All the data should come back exactly as it was given.

===============

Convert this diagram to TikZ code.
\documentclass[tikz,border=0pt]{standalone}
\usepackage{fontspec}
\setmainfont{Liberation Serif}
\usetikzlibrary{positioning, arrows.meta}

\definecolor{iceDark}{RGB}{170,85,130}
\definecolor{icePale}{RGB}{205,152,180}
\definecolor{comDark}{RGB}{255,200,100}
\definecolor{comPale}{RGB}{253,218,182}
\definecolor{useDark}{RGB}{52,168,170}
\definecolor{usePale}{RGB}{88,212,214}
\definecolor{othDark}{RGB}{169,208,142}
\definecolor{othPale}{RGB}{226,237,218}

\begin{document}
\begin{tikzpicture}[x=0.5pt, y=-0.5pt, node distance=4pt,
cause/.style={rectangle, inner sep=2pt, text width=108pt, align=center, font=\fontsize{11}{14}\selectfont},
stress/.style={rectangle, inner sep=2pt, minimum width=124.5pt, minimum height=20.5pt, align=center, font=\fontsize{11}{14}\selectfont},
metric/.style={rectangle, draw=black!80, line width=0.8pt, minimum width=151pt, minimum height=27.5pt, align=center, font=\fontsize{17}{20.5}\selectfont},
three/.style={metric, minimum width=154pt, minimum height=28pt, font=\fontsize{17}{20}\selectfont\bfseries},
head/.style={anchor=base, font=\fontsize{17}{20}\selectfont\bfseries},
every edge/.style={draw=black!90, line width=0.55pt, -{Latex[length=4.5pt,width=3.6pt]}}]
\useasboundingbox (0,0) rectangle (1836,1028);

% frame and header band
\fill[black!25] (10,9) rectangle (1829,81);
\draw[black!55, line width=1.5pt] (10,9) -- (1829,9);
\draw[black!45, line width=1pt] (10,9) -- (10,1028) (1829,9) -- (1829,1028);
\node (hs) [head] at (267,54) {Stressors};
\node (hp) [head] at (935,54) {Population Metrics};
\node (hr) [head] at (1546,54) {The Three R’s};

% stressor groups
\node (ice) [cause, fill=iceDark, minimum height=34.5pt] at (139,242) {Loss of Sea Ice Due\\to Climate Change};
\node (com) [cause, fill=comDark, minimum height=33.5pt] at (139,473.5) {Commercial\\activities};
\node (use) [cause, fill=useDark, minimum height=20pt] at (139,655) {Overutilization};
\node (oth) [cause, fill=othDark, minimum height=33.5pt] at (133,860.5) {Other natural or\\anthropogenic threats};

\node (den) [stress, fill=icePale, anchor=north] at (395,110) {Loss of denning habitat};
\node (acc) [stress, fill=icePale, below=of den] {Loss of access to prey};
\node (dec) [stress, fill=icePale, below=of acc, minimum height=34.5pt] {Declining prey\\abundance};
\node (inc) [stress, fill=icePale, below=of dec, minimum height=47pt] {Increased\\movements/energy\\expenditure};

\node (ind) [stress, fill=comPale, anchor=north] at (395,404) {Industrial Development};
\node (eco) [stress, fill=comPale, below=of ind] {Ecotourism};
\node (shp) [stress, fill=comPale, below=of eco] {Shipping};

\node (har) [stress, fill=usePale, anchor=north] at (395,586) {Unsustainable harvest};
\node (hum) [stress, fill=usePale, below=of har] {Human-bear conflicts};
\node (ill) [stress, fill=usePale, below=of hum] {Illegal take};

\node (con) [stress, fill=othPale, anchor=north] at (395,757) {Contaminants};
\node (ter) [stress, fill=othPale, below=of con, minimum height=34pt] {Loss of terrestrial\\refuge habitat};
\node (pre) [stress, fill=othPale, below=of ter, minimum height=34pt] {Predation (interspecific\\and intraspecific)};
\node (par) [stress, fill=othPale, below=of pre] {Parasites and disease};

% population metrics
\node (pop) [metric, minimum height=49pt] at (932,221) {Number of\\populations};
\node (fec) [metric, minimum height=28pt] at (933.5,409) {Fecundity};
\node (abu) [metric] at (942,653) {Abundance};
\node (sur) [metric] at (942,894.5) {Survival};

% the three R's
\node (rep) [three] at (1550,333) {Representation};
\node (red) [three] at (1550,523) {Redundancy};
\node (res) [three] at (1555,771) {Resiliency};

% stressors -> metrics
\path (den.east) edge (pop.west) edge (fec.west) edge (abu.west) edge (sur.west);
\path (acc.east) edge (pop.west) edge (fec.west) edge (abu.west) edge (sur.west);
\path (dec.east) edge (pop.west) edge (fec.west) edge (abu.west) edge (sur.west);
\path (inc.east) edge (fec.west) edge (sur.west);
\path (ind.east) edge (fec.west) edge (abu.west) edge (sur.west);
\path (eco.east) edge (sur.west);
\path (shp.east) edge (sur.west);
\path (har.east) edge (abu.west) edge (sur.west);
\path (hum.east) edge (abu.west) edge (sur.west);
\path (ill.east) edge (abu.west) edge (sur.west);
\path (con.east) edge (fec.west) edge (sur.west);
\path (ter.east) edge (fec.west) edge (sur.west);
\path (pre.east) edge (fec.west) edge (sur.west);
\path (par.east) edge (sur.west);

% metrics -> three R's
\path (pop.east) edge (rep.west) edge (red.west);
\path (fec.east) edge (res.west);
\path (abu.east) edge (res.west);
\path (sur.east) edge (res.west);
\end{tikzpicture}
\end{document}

===============

■ RESULT FOR THIS EXERCISE ■
Convert this diagram to TikZ code.
\documentclass[tikz,border=0pt]{standalone}
\usepackage{fontspec}
\setmainfont{Liberation Serif}
\usetikzlibrary{positioning, arrows.meta}

\definecolor{iceDark}{RGB}{170,85,130}
\definecolor{icePale}{RGB}{205,152,180}
\definecolor{comDark}{RGB}{255,200,100}
\definecolor{comPale}{RGB}{253,218,182}
\definecolor{useDark}{RGB}{52,168,170}
\definecolor{usePale}{RGB}{88,212,214}
\definecolor{othDark}{RGB}{169,208,142}
\definecolor{othPale}{RGB}{226,237,218}

\begin{document}
\begin{tikzpicture}[x=0.5pt, y=-0.5pt, node distance=4pt,
cause/.style={rectangle, inner sep=2pt, text width=108pt, align=center, font=\fontsize{11}{14}\selectfont},
stress/.style={rectangle, inner sep=2pt, minimum width=124.5pt, minimum height=20.5pt, align=center, font=\fontsize{11}{14}\selectfont},
metric/.style={rectangle, draw=black!80, line width=0.8pt, minimum width=151pt, minimum height=27.5pt, align=center, font=\fontsize{17}{20.5}\selectfont},
three/.style={metric, minimum width=154pt, minimum height=28pt, font=\fontsize{17}{20}\selectfont\bfseries},
head/.style={anchor=base, font=\fontsize{17}{20}\selectfont\bfseries},
every edge/.style={draw=black!90, line width=0.55pt, -{Latex[length=4.5pt,width=3.6pt]}}]
\useasboundingbox (0,0) rectangle (1836,1028);

% frame and header band
\fill[black!25] (10,9) rectangle (1829,81);
\draw[black!55, line width=1.5pt] (10,9) -- (1829,9);
\draw[black!45, line width=1pt] (10,9) -- (10,1028) (1829,9) -- (1829,1028);
\node (hs) [head] at (267,54) {Stressors};
\node (hp) [head] at (935,54) {Population Metrics};
\node (hr) [head] at (1546,54) {The Three R’s};

% stressor groups
\node (ice) [cause, fill=iceDark, minimum height=34.5pt] at (139,242) {Loss of Sea Ice Due\\to Climate Change};
\node (com) [cause, fill=comDark, minimum height=33.5pt] at (139,473.5) {Commercial\\activities};
\node (use) [cause, fill=useDark, minimum height=20pt] at (139,655) {Overutilization};
\node (oth) [cause, fill=othDark, minimum height=33.5pt] at (133,860.5) {Other natural or\\anthropogenic threats};

\node (den) [stress, fill=icePale, anchor=north] at (395,110) {Loss of denning habitat};
\node (acc) [stress, fill=icePale, below=of den] {Loss of access to prey};
\node (dec) [stress, fill=icePale, below=of acc, minimum height=34.5pt] {Declining prey\\abundance};
\node (inc) [stress, fill=icePale, below=of dec, minimum height=47pt] {Increased\\movements/energy\\expenditure};

\node (ind) [stress, fill=comPale, anchor=north] at (395,404) {Industrial Development};
\node (eco) [stress, fill=comPale, below=of ind] {Ecotourism};
\node (shp) [stress, fill=comPale, below=of eco] {Shipping};

\node (har) [stress, fill=usePale, anchor=north] at (395,586) {Unsustainable harvest};
\node (hum) [stress, fill=usePale, below=of har] {Human-bear conflicts};
\node (ill) [stress, fill=usePale, below=of hum] {Illegal take};

\node (con) [stress, fill=othPale, anchor=north] at (395,757) {Contaminants};
\node (ter) [stress, fill=othPale, below=of con, minimum height=34pt] {Loss of terrestrial\\refuge habitat};
\node (pre) [stress, fill=othPale, below=of ter, minimum height=34pt] {Predation (interspecific\\and intraspecific)};
\node (par) [stress, fill=othPale, below=of pre] {Parasites and disease};

% population metrics
\node (pop) [metric, minimum height=49pt] at (932,221) {Number of\\populations};
\node (fec) [metric, minimum height=28pt] at (933.5,409) {Fecundity};
\node (abu) [metric] at (942,653) {Abundance};
\node (sur) [metric] at (942,894.5) {Survival};

% the three R's
\node (rep) [three] at (1550,333) {Representation};
\node (red) [three] at (1550,523) {Redundancy};
\node (res) [three] at (1555,771) {Resiliency};

% stressors -> metrics
\path (den.east) edge (pop.west) edge (fec.west) edge (abu.west) edge (sur.west);
\path (acc.east) edge (pop.west) edge (fec.west) edge (abu.west) edge (sur.west);
\path (dec.east) edge (pop.west) edge (fec.west) edge (abu.west) edge (sur.west);
\path (inc.east) edge (fec.west) edge (sur.west);
\path (ind.east) edge (fec.west) edge (abu.west) edge (sur.west);
\path (eco.east) edge (sur.west);
\path (shp.east) edge (sur.west);
\path (har.east) edge (abu.west) edge (sur.west);
\path (hum.east) edge (abu.west) edge (sur.west);
\path (ill.east) edge (abu.west) edge (sur.west);
\path (con.east) edge (fec.west) edge (sur.west);
\path (ter.east) edge (fec.west) edge (sur.west);
\path (pre.east) edge (fec.west) edge (sur.west);
\path (par.east) edge (sur.west);

% metrics -> three R's
\path (pop.east) edge (rep.west) edge (red.west);
\path (fec.east) edge (res.west);
\path (abu.east) edge (res.west);
\path (sur.east) edge (res.west);
\end{tikzpicture}
\end{document}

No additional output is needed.